A cada 23 minutos um jovem negro é assassinado. Um jovem negro foi espancado no supermercado. Uma criança negra morta dentro de casa a tiros. Uma criança negra morta na casa da patroa. Todos os dias são veiculadas notícias sobre aquilo que muitos de nós bem sabemos: o direito à vida, no Brasil, está mais para uns que para outros.
Muitos são os instrumentos legais que estabelecem igualdade de direitos e oportunidades para cidadãos e cidadãs – também chamados sujeitos de direitos. Acontece que as bases exploratórias que formaram a sociedade brasileira não permitem que todos os corpos sejam destinatários da cidadania. O que mata crianças, jovens, homens e mulheres negras no Brasil tem nome: racismo estrutural.
Miguel teve que acompanhar sua mãe que, em plena pandemia, foi obrigada, em nome da sobrevivência, a se colocar em risco para realizar serviços domésticos. Qual a lógica que está por trás da determinação do serviço doméstico como essencial, como estabeleceram alguns estados, fazendo com que uma mãe não pudesse ficar com seu filho em isolamento? A resposta é uma: nosso sistema sempre se beneficiou da exploração e, para isso, conservou os mecanismos de subjugação, exclusão e genocídio da população negra e indígena – inclusive de crianças e adolescentes.
O vírus é democrático, disseram. Os corpos, contudo, não são destinatários de direitos de maneira igualitária. Os corpos não estão sujeitos às mesmas pressões e violências. Os corpos não trazem em si a mesma carga histórica e social. Nossa história e sistema são fincados na dominação, na desigualdade – dimensão que afetas as crianças desde o nascimento.

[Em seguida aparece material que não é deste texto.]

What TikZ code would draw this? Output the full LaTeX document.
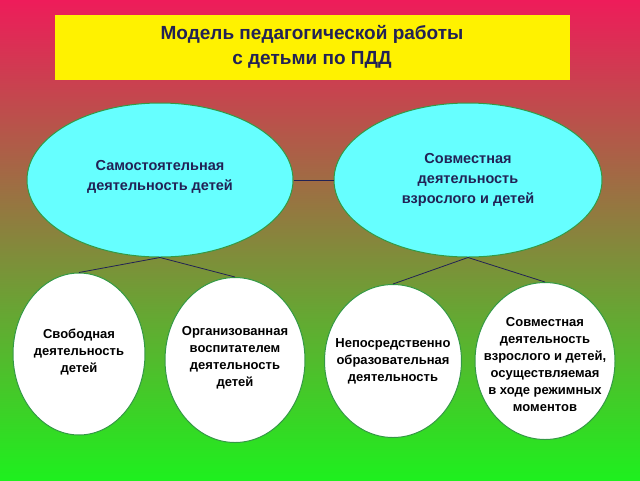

E é por essa razão que a implosão da lógica sobre a qual se construiu nossa sociedade é a única saída possível. Só teremos uma sociedade que aplique a prioridade absoluta para crianças e adolescentes, o direito à uma vida livre e justa para todas as pessoas quando abandonarmos por completo as bases violentas – e mortais – que nos trouxeram até aqui e construirmos um novo caminho; um caminho que garanta um Estado de bem estar social para todos e o fim real de todas as desigualdades – econômicas, sociais e raciais – desde a infância.